- [INFORMATION PROVIDED]:
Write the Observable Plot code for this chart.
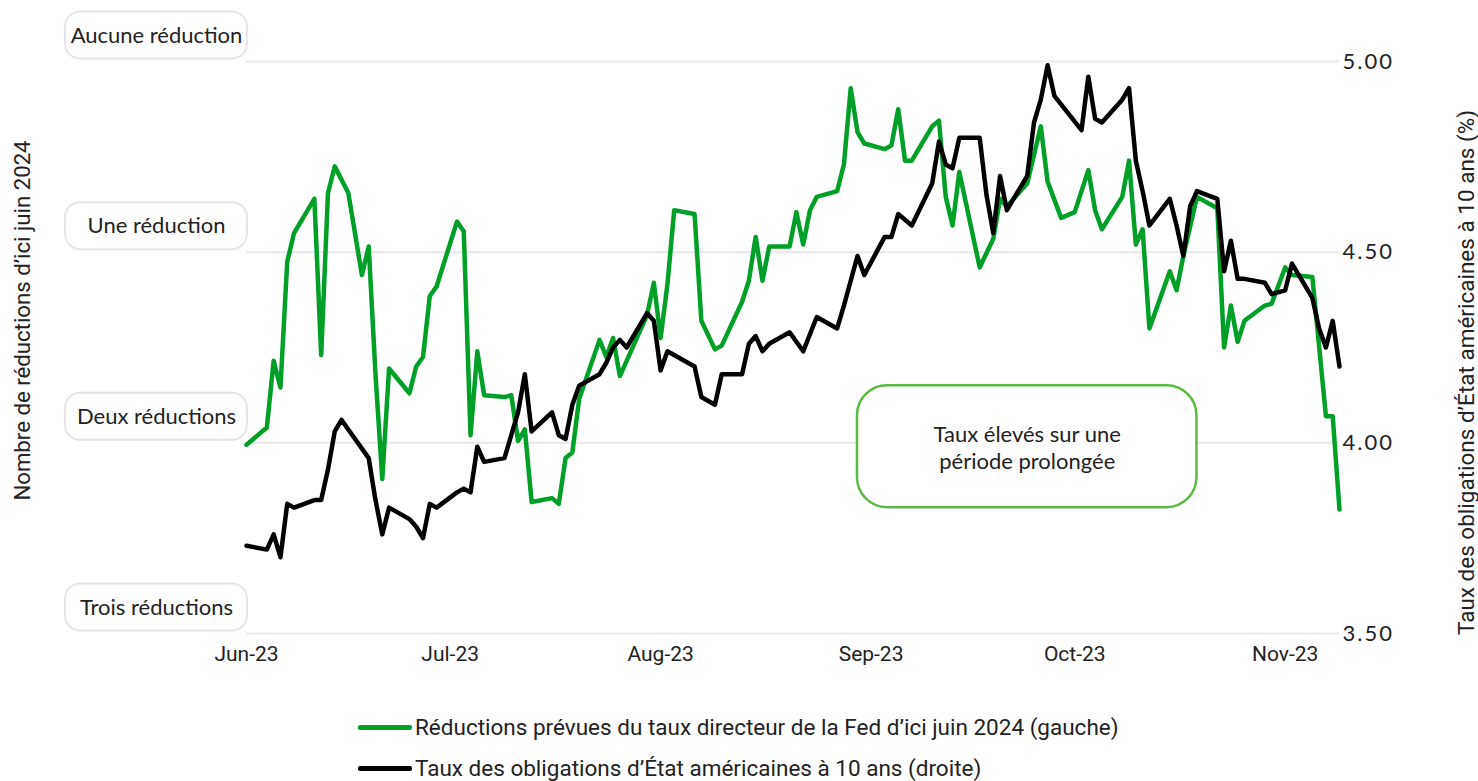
<!DOCTYPE html>
<html>
<head>
<meta charset="utf-8">
<script src="https://cdn.jsdelivr.net/npm/d3@7"></script>
<script src="https://cdn.jsdelivr.net/npm/@observablehq/plot@0.6"></script>
<style>
  html, body { margin: 0; padding: 0; background: #fff; overflow: hidden; }
  #wrap { position: relative; width: 1478px; height: 781px; }
  .legend { position: absolute; left: 358px; font-family: Roboto, sans-serif; font-size: 22.5px; line-height: 26px; color: #222; display: flex; align-items: center; white-space: nowrap; }
  .legend .sw { width: 54px; height: 5px; border-radius: 2px; margin-right: 3px; }
</style>
</head>
<body>
<div id="wrap"></div>
<script>
// ---- Data ----
// Expected Fed rate cuts by June 2024 (left axis, number of cuts)
const greenDates = ["2023-06-01","2023-06-04","2023-06-05","2023-06-06","2023-06-07","2023-06-08","2023-06-11","2023-06-12","2023-06-13","2023-06-14","2023-06-16","2023-06-18","2023-06-19","2023-06-20","2023-06-21","2023-06-22","2023-06-25","2023-06-26","2023-06-27","2023-06-28","2023-06-29","2023-07-02","2023-07-03","2023-07-04","2023-07-05","2023-07-06","2023-07-09","2023-07-10","2023-07-11","2023-07-12","2023-07-13","2023-07-16","2023-07-17","2023-07-18","2023-07-19","2023-07-20","2023-07-23","2023-07-24","2023-07-25","2023-07-26","2023-07-30","2023-07-31","2023-08-01","2023-08-02","2023-08-03","2023-08-06","2023-08-07","2023-08-09","2023-08-10","2023-08-13","2023-08-14","2023-08-15","2023-08-16","2023-08-17","2023-08-20","2023-08-21","2023-08-22","2023-08-23","2023-08-24","2023-08-27","2023-08-28","2023-08-29","2023-08-30","2023-08-31","2023-09-03","2023-09-04","2023-09-05","2023-09-06","2023-09-07","2023-09-10","2023-09-11","2023-09-12","2023-09-13","2023-09-14","2023-09-17","2023-09-19","2023-09-20","2023-09-21","2023-09-24","2023-09-26","2023-09-27","2023-09-29","2023-10-01","2023-10-03","2023-10-04","2023-10-05","2023-10-08","2023-10-09","2023-10-10","2023-10-11","2023-10-12","2023-10-15","2023-10-16","2023-10-17","2023-10-19","2023-10-22","2023-10-23","2023-10-24","2023-10-25","2023-10-26","2023-10-29","2023-10-30","2023-11-01","2023-11-02","2023-11-05","2023-11-07","2023-11-08","2023-11-09"];
const greenCuts = [2.01,1.92,1.57,1.71,1.05,0.90,0.72,1.54,0.69,0.55,0.69,1.12,0.97,1.64,2.19,1.61,1.74,1.60,1.55,1.23,1.18,0.84,0.89,1.96,1.52,1.75,1.76,1.75,1.99,1.93,2.31,2.29,2.32,2.08,2.05,1.77,1.46,1.55,1.45,1.65,1.33,1.16,1.45,1.17,0.78,0.80,1.36,1.51,1.49,1.26,1.15,0.92,1.15,0.97,0.97,0.79,0.96,0.78,0.71,0.68,0.54,0.14,0.37,0.43,0.46,0.44,0.25,0.52,0.52,0.34,0.31,0.71,0.86,0.58,1.08,0.93,0.72,0.76,0.64,0.34,0.63,0.82,0.79,0.57,0.78,0.88,0.71,0.52,0.96,0.88,1.40,1.10,1.20,1.02,0.71,0.77,1.50,1.28,1.47,1.36,1.28,1.27,1.08,1.12,1.13,1.86,1.86,2.35];

// US 10-year Treasury yield (right axis, %)
const blackDates = ["2023-06-01","2023-06-04","2023-06-05","2023-06-06","2023-06-07","2023-06-08","2023-06-11","2023-06-12","2023-06-13","2023-06-14","2023-06-15","2023-06-19","2023-06-20","2023-06-21","2023-06-22","2023-06-25","2023-06-26","2023-06-27","2023-06-28","2023-06-29","2023-07-02","2023-07-03","2023-07-04","2023-07-05","2023-07-06","2023-07-09","2023-07-10","2023-07-11","2023-07-12","2023-07-13","2023-07-16","2023-07-17","2023-07-18","2023-07-19","2023-07-20","2023-07-23","2023-07-24","2023-07-25","2023-07-26","2023-07-27","2023-07-30","2023-07-31","2023-08-01","2023-08-02","2023-08-06","2023-08-07","2023-08-09","2023-08-10","2023-08-13","2023-08-14","2023-08-15","2023-08-16","2023-08-17","2023-08-20","2023-08-22","2023-08-24","2023-08-27","2023-08-28","2023-08-30","2023-08-31","2023-09-03","2023-09-04","2023-09-05","2023-09-07","2023-09-10","2023-09-11","2023-09-12","2023-09-13","2023-09-14","2023-09-17","2023-09-18","2023-09-19","2023-09-20","2023-09-21","2023-09-24","2023-09-25","2023-09-26","2023-09-27","2023-09-28","2023-10-02","2023-10-03","2023-10-04","2023-10-05","2023-10-08","2023-10-09","2023-10-10","2023-10-11","2023-10-12","2023-10-15","2023-10-16","2023-10-17","2023-10-18","2023-10-19","2023-10-22","2023-10-23","2023-10-24","2023-10-25","2023-10-26","2023-10-29","2023-10-30","2023-11-01","2023-11-02","2023-11-05","2023-11-06","2023-11-07","2023-11-08","2023-11-09"];
const blackYield = [3.73,3.72,3.76,3.70,3.84,3.83,3.85,3.85,3.93,4.03,4.06,3.96,3.85,3.76,3.83,3.80,3.78,3.75,3.84,3.83,3.87,3.88,3.87,3.99,3.95,3.96,4.02,4.08,4.18,4.03,4.08,4.02,4.01,4.10,4.15,4.18,4.21,4.25,4.27,4.25,4.34,4.32,4.19,4.24,4.20,4.12,4.10,4.18,4.18,4.26,4.28,4.24,4.26,4.29,4.24,4.33,4.30,4.36,4.49,4.44,4.54,4.54,4.60,4.57,4.68,4.79,4.73,4.72,4.80,4.80,4.65,4.55,4.70,4.61,4.70,4.84,4.90,4.99,4.91,4.82,4.96,4.85,4.84,4.90,4.93,4.74,4.66,4.57,4.64,4.57,4.49,4.62,4.66,4.64,4.45,4.53,4.43,4.43,4.42,4.39,4.40,4.47,4.38,4.30,4.25,4.32,4.20];

const leftLabels = ["Aucune réduction", "Une réduction", "Deux réductions", "Trois réductions"];
const rightTicks = [3.5, 4.0, 4.5, 5.0];
const monthTicks = ["2023-06-01","2023-07-01","2023-08-01","2023-09-01","2023-10-01","2023-11-01"];
const seriesNames = ["Réductions prévues du taux directeur de la Fed d’ici juin 2024 (gauche)", "Taux des obligations d’État américaines à 10 ans (droite)"];
const leftTitle = "Nombre de réductions d’ici juin 2024";
const rightTitle = "Taux des obligations d’État américaines à 10 ans (%)";
const noteText = "Taux élevés sur une\npériode prolongée";
const noteBox = {x1: "2023-08-30", x2: "2023-10-19", y1: 4.15, y2: 3.83, tx: "2023-09-24", ty: 3.989};

// ---- Build tables ----
const parse = d3.utcParse("%Y-%m-%d");
// left axis: 0 cuts at 5.00, each cut = 0.50 on the right scale
const cutsToRight = c => 5 - c * 0.5;
const green = greenDates.map((d, i) => ({date: parse(d), cuts: greenCuts[i]}));
const black = blackDates.map((d, i) => ({date: parse(d), y: blackYield[i]}));

const GREEN = "#00a028";
const geo = "Lato, 'Open Sans', sans-serif";
const narrow = "Roboto, sans-serif";

const chart = Plot.plot({
  width: 1478,
  height: 700,
  marginLeft: 246,
  marginRight: 139,
  marginTop: 61,
  marginBottom: 67,
  style: {background: "#fff", fontFamily: geo, color: "#222", overflow: "visible"},
  x: {type: "utc", domain: [parse("2023-06-01"), parse("2023-11-09")]},
  y: {domain: [3.5, 5.0]},
  marks: [
    Plot.gridY(rightTicks, {stroke: "#e8e8e8", strokeOpacity: 1, strokeWidth: 2}),
    Plot.axisY(rightTicks, {anchor: "right", tickSize: 0, tickPadding: 3, tickFormat: d3.format(".2f"), fontSize: 22, fontFamily: geo, fill: "#222", label: null}),
    Plot.axisX(monthTicks.map(parse), {anchor: "bottom", tickSize: 0, tickPadding: 13, tickFormat: d3.utcFormat("%b-%y"), fontSize: 21, fontFamily: narrow, fill: "#222", label: null}),
    Plot.text(leftLabels, {y: (d, i) => cutsToRight(i), text: d => d, frameAnchor: "left", textAnchor: "middle", dx: -90, dy: -26, fontSize: 22, fontFamily: geo, fill: "#222"}),
    Plot.text([leftTitle], {frameAnchor: "left", textAnchor: "middle", lineAnchor: "middle", dx: -224, dy: -27, rotate: -90, text: d => d, fontSize: 22.2, fontFamily: narrow, fill: "#222"}),
    Plot.text([rightTitle], {frameAnchor: "right", textAnchor: "middle", lineAnchor: "middle", dx: 127, dy: 25, rotate: -90, text: d => d, fontSize: 22.5, fontFamily: narrow, fill: "#222"}),
    Plot.rect([noteBox], {x1: d => parse(d.x1), x2: d => parse(d.x2), y1: "y1", y2: "y2", rx: 30, fill: "#fff", stroke: "#5cb946", strokeWidth: 2.5}),
    Plot.text([noteBox], {x: d => parse(d.tx), y: "ty", text: () => noteText, fontSize: 22, lineHeight: 1.23, fontFamily: geo, fill: "#222"}),
    Plot.line(green, {x: "date", y: d => cutsToRight(d.cuts), stroke: GREEN, strokeWidth: 4.5, strokeLinejoin: "round", strokeLinecap: "round"}),
    Plot.line(black, {x: "date", y: "y", stroke: "#000", strokeWidth: 4.5, strokeLinejoin: "round", strokeLinecap: "round"})
  ]
});

// wider digit spacing on the right-axis numbers
d3.select(chart).selectAll('g[aria-label="y-axis tick label"] text').style("letter-spacing", "2px");

// rounded boxes behind the left-axis category labels
const ys = chart.scale("y");
const boxes = d3.select(chart).insert("g", ":first-child");
leftLabels.forEach((lab, i) => {
  const yc = ys.apply(cutsToRight(i)) - 26;
  boxes.append("rect").attr("x", 65).attr("y", yc - 23.5).attr("width", 182).attr("height", 47)
    .attr("rx", 15).attr("fill", "#fff").attr("stroke", "#e6e6e6").attr("stroke-width", 2);
});

const wrap = document.getElementById("wrap");
wrap.appendChild(chart);

// legend
[[GREEN, seriesNames[0], 727], ["#000", seriesNames[1], 768]].forEach(([c, t, y]) => {
  const row = document.createElement("div");
  row.className = "legend";
  row.style.top = (y - 13) + "px";
  row.style.height = "26px";
  const sw = document.createElement("span");
  sw.className = "sw"; sw.style.background = c;
  const tx = document.createElement("span");
  tx.textContent = t;
  row.appendChild(sw); row.appendChild(tx);
  wrap.appendChild(row);
});
</script>
</body>
</html>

- [TASK]: Identify the lines that contain the string "chart", and copy every one of them.

- [COMPLETED EXERCISE]:
Write the Observable Plot code for this chart.
const chart = Plot.plot({
d3.select(chart).selectAll('g[aria-label="y-axis tick label"] text').style("letter-spacing", "2px");
const ys = chart.scale("y");
const boxes = d3.select(chart).insert("g", ":first-child");
wrap.appendChild(chart);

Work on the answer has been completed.